Requirements: Can you write out every line from the start of the records below through the line containing "Arial, Helvetica, sans-serif';", leaving out any pictures?

(Source code of charts)

────────────────────

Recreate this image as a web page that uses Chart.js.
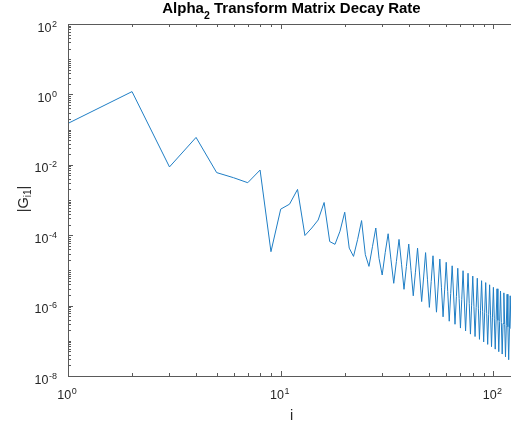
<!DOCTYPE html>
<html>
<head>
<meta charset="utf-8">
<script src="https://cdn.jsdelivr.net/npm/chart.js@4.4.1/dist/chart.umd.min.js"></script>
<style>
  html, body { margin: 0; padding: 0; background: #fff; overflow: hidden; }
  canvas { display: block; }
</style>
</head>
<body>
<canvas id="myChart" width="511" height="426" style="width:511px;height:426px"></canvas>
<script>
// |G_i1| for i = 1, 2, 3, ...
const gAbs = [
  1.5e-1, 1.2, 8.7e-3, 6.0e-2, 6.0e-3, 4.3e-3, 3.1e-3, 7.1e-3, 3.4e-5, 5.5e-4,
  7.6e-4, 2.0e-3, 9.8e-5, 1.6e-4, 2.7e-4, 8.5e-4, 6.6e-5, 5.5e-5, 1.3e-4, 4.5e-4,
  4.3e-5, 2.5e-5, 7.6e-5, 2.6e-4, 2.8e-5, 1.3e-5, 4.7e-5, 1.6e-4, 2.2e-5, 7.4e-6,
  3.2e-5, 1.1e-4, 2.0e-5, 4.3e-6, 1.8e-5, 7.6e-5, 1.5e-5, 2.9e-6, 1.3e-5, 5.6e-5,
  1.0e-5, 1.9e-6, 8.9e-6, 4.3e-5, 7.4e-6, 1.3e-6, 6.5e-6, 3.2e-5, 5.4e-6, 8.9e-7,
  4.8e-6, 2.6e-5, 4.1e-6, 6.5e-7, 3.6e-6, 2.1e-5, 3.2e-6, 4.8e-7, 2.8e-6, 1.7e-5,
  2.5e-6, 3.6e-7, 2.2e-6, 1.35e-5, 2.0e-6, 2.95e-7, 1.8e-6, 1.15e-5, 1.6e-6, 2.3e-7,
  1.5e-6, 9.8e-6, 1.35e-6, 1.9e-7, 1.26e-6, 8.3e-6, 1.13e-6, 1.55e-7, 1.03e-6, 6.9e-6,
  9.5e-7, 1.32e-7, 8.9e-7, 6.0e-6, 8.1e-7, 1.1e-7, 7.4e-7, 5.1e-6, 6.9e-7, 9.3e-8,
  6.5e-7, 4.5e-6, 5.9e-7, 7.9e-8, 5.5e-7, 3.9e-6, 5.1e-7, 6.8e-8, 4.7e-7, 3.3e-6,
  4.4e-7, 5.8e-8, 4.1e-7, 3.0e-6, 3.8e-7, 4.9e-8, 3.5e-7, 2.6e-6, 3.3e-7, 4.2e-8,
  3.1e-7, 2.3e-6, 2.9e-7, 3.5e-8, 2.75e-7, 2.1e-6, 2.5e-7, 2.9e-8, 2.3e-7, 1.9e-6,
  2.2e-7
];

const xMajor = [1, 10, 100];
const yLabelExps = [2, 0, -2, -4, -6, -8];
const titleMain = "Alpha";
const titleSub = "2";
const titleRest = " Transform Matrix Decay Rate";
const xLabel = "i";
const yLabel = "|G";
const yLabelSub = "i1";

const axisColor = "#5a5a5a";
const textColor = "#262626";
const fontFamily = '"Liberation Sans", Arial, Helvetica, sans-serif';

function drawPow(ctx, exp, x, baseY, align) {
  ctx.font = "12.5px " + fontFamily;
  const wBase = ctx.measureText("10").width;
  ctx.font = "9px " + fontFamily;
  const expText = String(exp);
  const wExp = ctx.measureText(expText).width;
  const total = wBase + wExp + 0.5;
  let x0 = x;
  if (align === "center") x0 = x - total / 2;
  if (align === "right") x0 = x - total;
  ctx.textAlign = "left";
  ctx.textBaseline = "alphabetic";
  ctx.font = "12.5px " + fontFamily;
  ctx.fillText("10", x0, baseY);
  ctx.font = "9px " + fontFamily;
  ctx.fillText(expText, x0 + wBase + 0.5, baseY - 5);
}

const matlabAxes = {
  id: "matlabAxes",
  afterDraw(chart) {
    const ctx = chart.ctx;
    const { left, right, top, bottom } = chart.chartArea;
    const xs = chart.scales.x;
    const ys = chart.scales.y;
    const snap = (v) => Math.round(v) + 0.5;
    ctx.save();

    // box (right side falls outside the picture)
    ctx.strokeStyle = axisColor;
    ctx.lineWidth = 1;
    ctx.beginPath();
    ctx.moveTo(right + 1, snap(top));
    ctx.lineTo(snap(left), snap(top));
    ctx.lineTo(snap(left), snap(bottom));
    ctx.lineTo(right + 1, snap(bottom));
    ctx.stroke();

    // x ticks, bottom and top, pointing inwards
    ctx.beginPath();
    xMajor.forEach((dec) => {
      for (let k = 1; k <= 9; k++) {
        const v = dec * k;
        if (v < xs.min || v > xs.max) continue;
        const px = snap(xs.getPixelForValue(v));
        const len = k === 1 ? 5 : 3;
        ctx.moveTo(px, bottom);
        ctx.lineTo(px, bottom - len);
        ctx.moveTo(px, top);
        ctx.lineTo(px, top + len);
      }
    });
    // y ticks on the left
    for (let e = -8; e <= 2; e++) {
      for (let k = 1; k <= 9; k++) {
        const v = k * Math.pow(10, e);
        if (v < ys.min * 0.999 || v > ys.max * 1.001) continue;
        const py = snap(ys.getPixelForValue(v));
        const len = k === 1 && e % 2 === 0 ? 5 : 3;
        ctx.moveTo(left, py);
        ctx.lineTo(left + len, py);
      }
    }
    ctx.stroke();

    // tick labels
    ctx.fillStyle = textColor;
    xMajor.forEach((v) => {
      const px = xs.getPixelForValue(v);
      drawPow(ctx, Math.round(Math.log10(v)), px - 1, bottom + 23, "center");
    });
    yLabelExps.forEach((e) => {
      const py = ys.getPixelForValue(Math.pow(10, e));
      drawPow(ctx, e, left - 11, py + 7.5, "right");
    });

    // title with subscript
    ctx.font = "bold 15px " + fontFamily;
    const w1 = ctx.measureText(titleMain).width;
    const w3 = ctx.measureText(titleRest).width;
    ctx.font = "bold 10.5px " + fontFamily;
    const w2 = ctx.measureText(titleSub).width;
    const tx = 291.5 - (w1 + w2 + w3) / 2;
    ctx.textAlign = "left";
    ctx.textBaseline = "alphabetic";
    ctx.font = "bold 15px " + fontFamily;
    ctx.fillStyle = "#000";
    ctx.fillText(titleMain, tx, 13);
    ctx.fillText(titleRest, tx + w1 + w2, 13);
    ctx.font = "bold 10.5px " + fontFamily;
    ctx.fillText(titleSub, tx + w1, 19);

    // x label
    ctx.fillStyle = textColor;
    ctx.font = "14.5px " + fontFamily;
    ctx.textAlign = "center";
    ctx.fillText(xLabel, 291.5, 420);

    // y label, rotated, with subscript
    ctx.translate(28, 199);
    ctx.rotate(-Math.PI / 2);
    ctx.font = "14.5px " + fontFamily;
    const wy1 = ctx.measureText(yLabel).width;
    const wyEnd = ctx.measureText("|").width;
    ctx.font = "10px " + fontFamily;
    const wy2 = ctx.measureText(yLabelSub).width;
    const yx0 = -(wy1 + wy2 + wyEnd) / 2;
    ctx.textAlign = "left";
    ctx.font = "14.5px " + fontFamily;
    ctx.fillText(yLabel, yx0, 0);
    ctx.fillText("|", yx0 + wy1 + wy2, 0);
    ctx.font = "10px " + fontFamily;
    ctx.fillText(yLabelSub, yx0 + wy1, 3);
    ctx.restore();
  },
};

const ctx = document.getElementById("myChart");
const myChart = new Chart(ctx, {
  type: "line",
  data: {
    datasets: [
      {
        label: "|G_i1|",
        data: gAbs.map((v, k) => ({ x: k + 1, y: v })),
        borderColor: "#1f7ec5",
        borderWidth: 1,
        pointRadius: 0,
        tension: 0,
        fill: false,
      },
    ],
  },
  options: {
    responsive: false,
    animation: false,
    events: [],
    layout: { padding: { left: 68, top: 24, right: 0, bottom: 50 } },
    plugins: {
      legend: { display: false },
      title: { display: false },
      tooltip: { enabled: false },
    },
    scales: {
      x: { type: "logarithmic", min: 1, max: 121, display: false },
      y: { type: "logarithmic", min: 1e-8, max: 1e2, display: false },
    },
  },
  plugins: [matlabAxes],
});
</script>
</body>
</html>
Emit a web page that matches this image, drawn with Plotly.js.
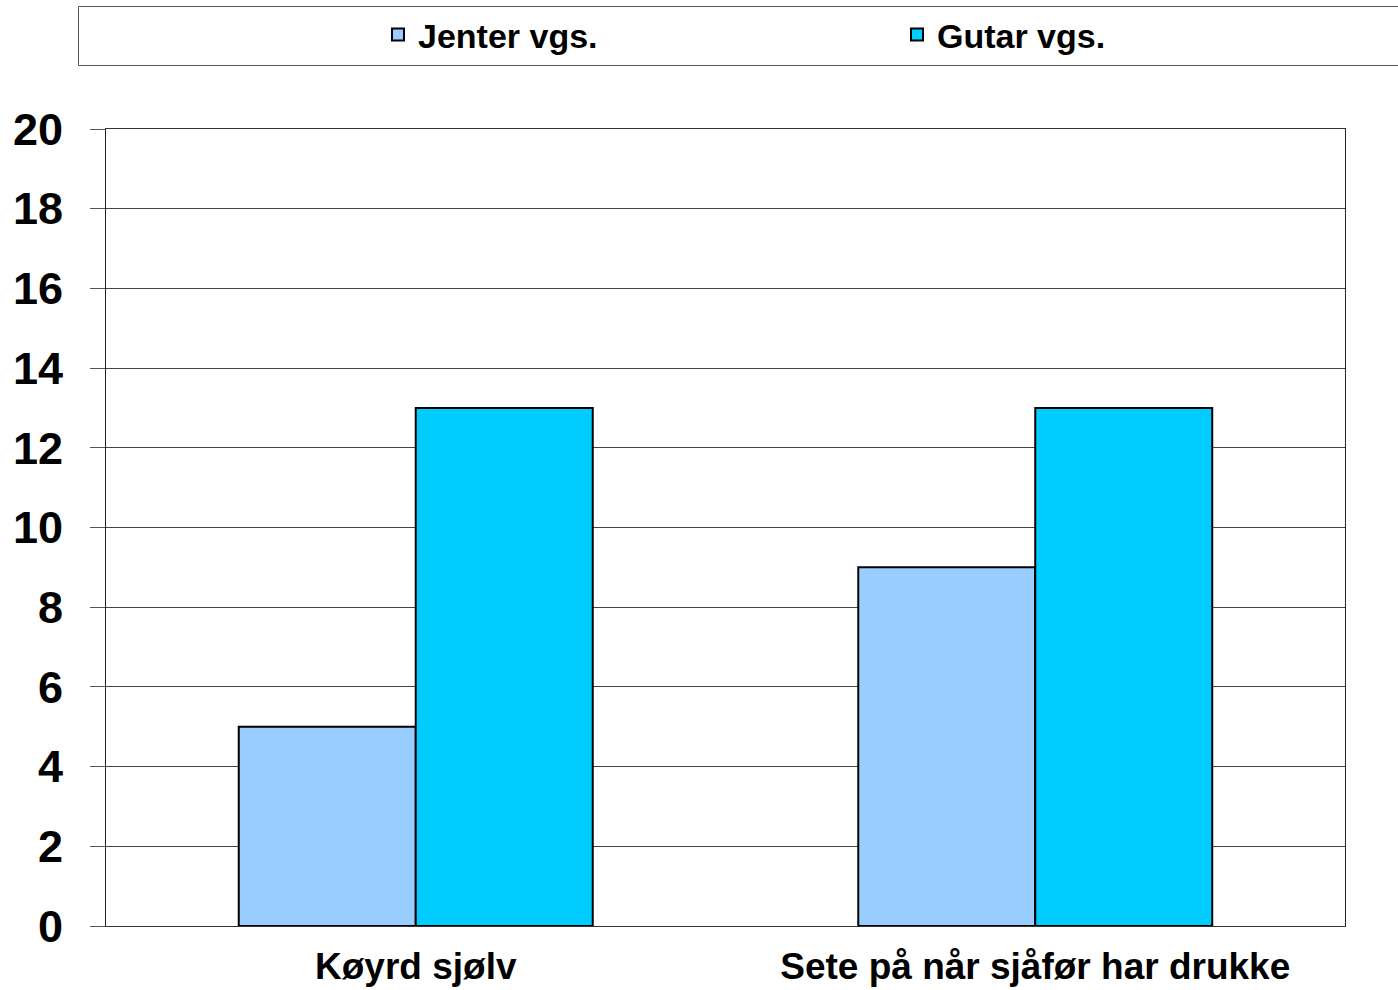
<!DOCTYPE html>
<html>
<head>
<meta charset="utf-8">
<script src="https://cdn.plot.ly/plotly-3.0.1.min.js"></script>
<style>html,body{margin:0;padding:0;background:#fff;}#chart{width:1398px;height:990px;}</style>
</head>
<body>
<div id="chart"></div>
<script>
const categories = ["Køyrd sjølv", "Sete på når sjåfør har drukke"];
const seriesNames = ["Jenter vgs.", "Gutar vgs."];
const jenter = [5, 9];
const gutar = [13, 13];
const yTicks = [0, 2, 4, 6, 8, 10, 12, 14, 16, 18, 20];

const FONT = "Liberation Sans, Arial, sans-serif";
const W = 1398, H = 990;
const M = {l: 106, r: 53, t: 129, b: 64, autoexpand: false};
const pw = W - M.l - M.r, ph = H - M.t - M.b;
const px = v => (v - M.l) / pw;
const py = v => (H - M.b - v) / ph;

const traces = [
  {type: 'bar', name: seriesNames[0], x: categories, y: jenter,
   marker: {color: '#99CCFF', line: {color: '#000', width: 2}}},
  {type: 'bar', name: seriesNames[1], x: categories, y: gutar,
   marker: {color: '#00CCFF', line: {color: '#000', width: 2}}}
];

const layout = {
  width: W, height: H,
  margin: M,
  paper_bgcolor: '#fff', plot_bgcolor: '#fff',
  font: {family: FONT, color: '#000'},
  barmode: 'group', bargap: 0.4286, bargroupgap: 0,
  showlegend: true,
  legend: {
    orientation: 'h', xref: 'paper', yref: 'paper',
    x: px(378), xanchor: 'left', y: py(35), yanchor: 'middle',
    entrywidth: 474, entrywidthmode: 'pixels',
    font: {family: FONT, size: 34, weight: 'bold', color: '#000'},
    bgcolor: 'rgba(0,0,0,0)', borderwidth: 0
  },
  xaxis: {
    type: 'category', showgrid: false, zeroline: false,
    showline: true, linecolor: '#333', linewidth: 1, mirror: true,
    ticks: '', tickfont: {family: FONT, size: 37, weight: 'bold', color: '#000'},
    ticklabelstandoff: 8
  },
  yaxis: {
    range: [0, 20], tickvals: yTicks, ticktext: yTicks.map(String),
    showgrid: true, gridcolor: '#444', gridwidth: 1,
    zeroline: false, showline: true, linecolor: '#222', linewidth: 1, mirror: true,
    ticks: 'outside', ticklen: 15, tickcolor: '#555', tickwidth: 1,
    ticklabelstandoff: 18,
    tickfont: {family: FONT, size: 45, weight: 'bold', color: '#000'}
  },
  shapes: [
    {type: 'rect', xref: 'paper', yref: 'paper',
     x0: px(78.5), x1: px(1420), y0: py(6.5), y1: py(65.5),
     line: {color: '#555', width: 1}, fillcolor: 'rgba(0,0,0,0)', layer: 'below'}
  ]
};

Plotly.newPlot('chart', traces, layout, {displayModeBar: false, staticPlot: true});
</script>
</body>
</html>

────────────────────

Answer to this exercise:
Recreate this image as a web page that uses Chart.js.
<!DOCTYPE html>
<html>
<head>
<meta charset="utf-8">
<script src="https://cdn.jsdelivr.net/npm/chart.js@4.4.1/dist/chart.umd.min.js"></script>
<style>
  html, body { margin: 0; padding: 0; background: #fff; overflow: hidden; }
  canvas { display: block; }
</style>
</head>
<body>
<canvas id="myChart" width="511" height="426" style="width:511px;height:426px"></canvas>
<script>
// |G_i1| for i = 1, 2, 3, ...
const gAbs = [
  1.5e-1, 1.2, 8.7e-3, 6.0e-2, 6.0e-3, 4.3e-3, 3.1e-3, 7.1e-3, 3.4e-5, 5.5e-4,
  7.6e-4, 2.0e-3, 9.8e-5, 1.6e-4, 2.7e-4, 8.5e-4, 6.6e-5, 5.5e-5, 1.3e-4, 4.5e-4,
  4.3e-5, 2.5e-5, 7.6e-5, 2.6e-4, 2.8e-5, 1.3e-5, 4.7e-5, 1.6e-4, 2.2e-5, 7.4e-6,
  3.2e-5, 1.1e-4, 2.0e-5, 4.3e-6, 1.8e-5, 7.6e-5, 1.5e-5, 2.9e-6, 1.3e-5, 5.6e-5,
  1.0e-5, 1.9e-6, 8.9e-6, 4.3e-5, 7.4e-6, 1.3e-6, 6.5e-6, 3.2e-5, 5.4e-6, 8.9e-7,
  4.8e-6, 2.6e-5, 4.1e-6, 6.5e-7, 3.6e-6, 2.1e-5, 3.2e-6, 4.8e-7, 2.8e-6, 1.7e-5,
  2.5e-6, 3.6e-7, 2.2e-6, 1.35e-5, 2.0e-6, 2.95e-7, 1.8e-6, 1.15e-5, 1.6e-6, 2.3e-7,
  1.5e-6, 9.8e-6, 1.35e-6, 1.9e-7, 1.26e-6, 8.3e-6, 1.13e-6, 1.55e-7, 1.03e-6, 6.9e-6,
  9.5e-7, 1.32e-7, 8.9e-7, 6.0e-6, 8.1e-7, 1.1e-7, 7.4e-7, 5.1e-6, 6.9e-7, 9.3e-8,
  6.5e-7, 4.5e-6, 5.9e-7, 7.9e-8, 5.5e-7, 3.9e-6, 5.1e-7, 6.8e-8, 4.7e-7, 3.3e-6,
  4.4e-7, 5.8e-8, 4.1e-7, 3.0e-6, 3.8e-7, 4.9e-8, 3.5e-7, 2.6e-6, 3.3e-7, 4.2e-8,
  3.1e-7, 2.3e-6, 2.9e-7, 3.5e-8, 2.75e-7, 2.1e-6, 2.5e-7, 2.9e-8, 2.3e-7, 1.9e-6,
  2.2e-7
];

const xMajor = [1, 10, 100];
const yLabelExps = [2, 0, -2, -4, -6, -8];
const titleMain = "Alpha";
const titleSub = "2";
const titleRest = " Transform Matrix Decay Rate";
const xLabel = "i";
const yLabel = "|G";
const yLabelSub = "i1";

const axisColor = "#5a5a5a";
const textColor = "#262626";
const fontFamily = '"Liberation Sans", Arial, Helvetica, sans-serif';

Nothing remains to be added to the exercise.